- Born: July 28, 1948 (age 77) Hyderabad, Pakistan
- Occupations: Businessman, banker
- Known for: Founder of Jahangir Siddiqui & Co. and JS Bank
- Spouse: Mahvash Siddiqui
- Children: 2, including Ali Jehangir Siddiqui
- Relatives: Sultana Siddiqui (Brother)

= Jahangir Siddiqui =

Pakistani businessman

Jahangir Siddiqui (جہانگیر صدیقی) is a Pakistani businessman and founder of Jahangir Siddiqui & Co. and JS Bank.

==Career==
On May 15, 1962, with the support of his family, Siddiqui became a local distributor of ice cream and Coca-Cola. In 1966, he completed a bachelor's degree in commerce, and began training as a chartered accountant in 1967. His interest in stock markets eventually led him to start his own company in October 1971. In 1971, Siddiqui founded Jahangir Siddiqui & Co. Ltd, which by growth and acquisition eventually became the JS Group of companies.

To raise money to start the company after his father's initial refusal to lend him Rs 6,000 to start a business, Siddiqui secretly stole and sold his family's car to a junk dealer for Rs1,800, along with the family's two-year stock of wheat and coal, all of which were stored in the family's house at the time. When discussing this start as a businessman, Siddiqui said, "Positive thinking distinguishes an entrepreneur from the rest of the crowd. He's never deterred by difficult circumstances." By the time he retired from the company in 2003, JS Group comprised a range of businesses with over 18,000 employees.

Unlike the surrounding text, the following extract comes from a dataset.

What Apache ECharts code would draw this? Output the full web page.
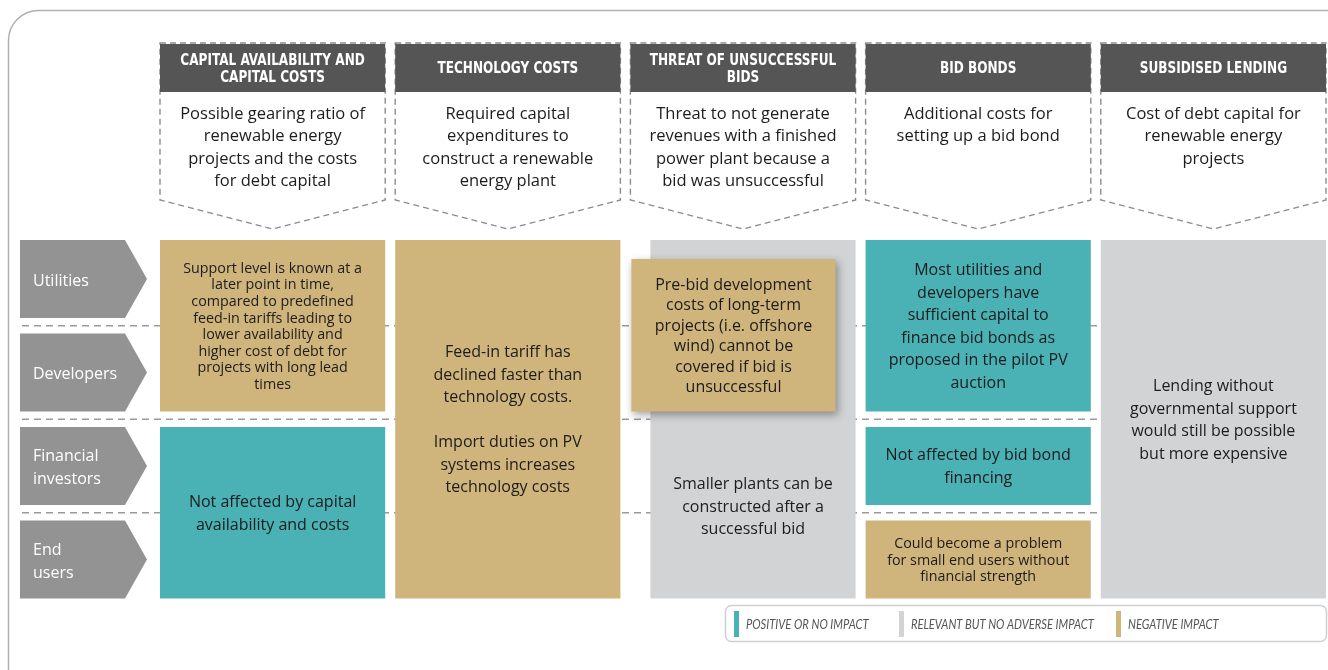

Siddiqui and his wife Mahvash went on to found the Mahvash & Jahangir Siddiqui Foundation, a charitable, non-profit organization focusing on healthcare, education, sustainable development through social enterprise and emergency relief in Pakistan.

== Land allegations ==

In December 2010, Siddiqui was placed on the Exit Control List (ECL) for alleged land grabbing in Karachi which alleged that Jahangir Siddiqui had illegally occupied a plot of 1,000 square yards in Karachi in connivance with the owner of an estate agency, using forged documents. Additional Executive District Officer (AEDO) Revenue Mustafa Jamal Qazi maintained that it had become a practice that land that was awarded to the government was being grabbed by "land mafia...for its vested interests." Pakistan's Anti-Corruption Establishment arrested several in conjunction with the case in December.

Siddiqui sued a group of individuals, including the Anti-Corruption Establishment director and a member of EDO Revenue for defamation, indicating that the Citizens-Police Liaison Committee had evaluated land in 2001 and found the ownership of the property legal. In response to the defamation claim, the Sindh High Court issued notices to the defendants, and they were summoned to appear before the court on 5 January 2011. The court issued a restraining order preventing the defendants from "media attack" pending settlement of the matter. The Pakistan Observer characterised these events as a "character assassination campaign" against Siddiqui.

On 29 November 2011 the court ruled that the allegations were "false and baseless" and that such cases should not be filed in the future.

==Personal life==
He is a Sindhi whose forefathers belonged to Sehwan Sharif and his family moved to Hyderabad later. He is the brother of the television director, producer and businessperson Sultana Siddiqui, and the uncle of her son, businessman Shunaid Qureshi. Jahangir Siddiqui's son Ali Jehangir Siddiqui is also involved in the family's businesses. Another son is married to Mir Shakil-ur-Rahman's daughter.